Htree growing logic is as follows:
(a) and (b) show htree growing from 1-level to 2-level. (c) and (d) illustrate htree growing from N-level to (N+1) level. A new DX-block is added as the only child of DX-block 0 and obtains children of DX-block 0.
A minor difference exists between growing from 1-level to 2-level, and N-level to (N+1)-level:
For example, spliting DE-block[PUB:2] in Graph-6 (a): after the htree grows, the htree will become (b). A new DX-block[PUB:X] will always have free bytes for new DE-block split from DE-block[PUB:2]. In this case a split on DE-block[PUB:2] can be performed and the new DE-block added to DX-block[PUB:X]. Finally, insert name entry to target DE-block.
This situation can be resolve by simply aborting the insert operation after growing the tree and restarting from dx_probe. In the second shot, DX-block[PUB:101] is full but a split can be performed because the new DX-block[PUB:Y] has free entries. In this case, the process is splitting DX-block, splitting DE-block and inserting an entry.
In practice, to simplify the logic, dx_probe()
is always restarted after growing of htree.

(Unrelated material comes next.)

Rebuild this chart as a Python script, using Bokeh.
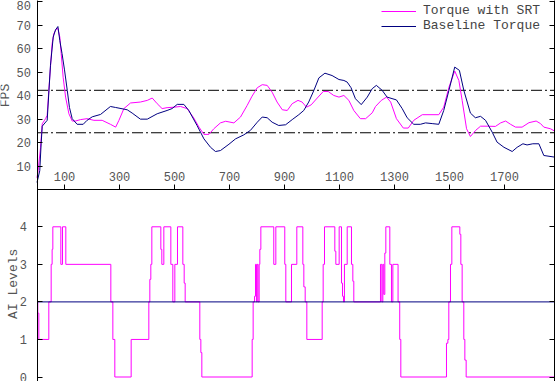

Htree-lock can provide private fields to store extra information. For example, block-0 (root block of the directory) can be cached. Subsequent threads entering the same directory will not have to search the block again. This will save time and in some cases a slot in buffer LRU cache. This feature is optional as it is unknown what the performance benefit will be in practice and it may increase overhead of single thread use-case.
Define configurable parameters available in the feature.
New module parameter for ldiskfs:
A proc entry “ldiskfs_pdo” will be provided to osd-ldiskfs so user can turn on/off PDO without reloading moudules.
Options for buffer LRU size in kernel config file: 8, 16, 32, default will be 16 instead of 8.
A new parameter @hlock
will be added to a couple of exported ldiskfs/ext4 APIs:
int ldiskfs_add_entry(handle_t \*handle, struct dentry \*dentry, struct inode \*inode, htree_lock_t \*hlock); |
struct buffer_head * ldiskfs_find_entry(struct inode \*dir, const struct qstr \*d_name, struct ext4_dir_entry_2 \*\* res_dir, htree_lock_t \*hlock); |
The new parameter is a thread htree-lock handle created in osd-ldiskfs. If these APIs are called from VFS, @hlock
should be NULL and ldiskfs will assume that PDO is off and protection comes from semaphore. All operations on @hlock should be NOOP in that case.
N/A
Htree-lock is more expensive lock than regular rw-semaphore or mutex. Single threaded operations will likely have higher overheads while using htree-lock - although multiple threads have better concurrency. It is unlikely to be a significant resource drain because locking overhead is just a tiny part relative to other processing of creating/removing a file over Lustre server stack.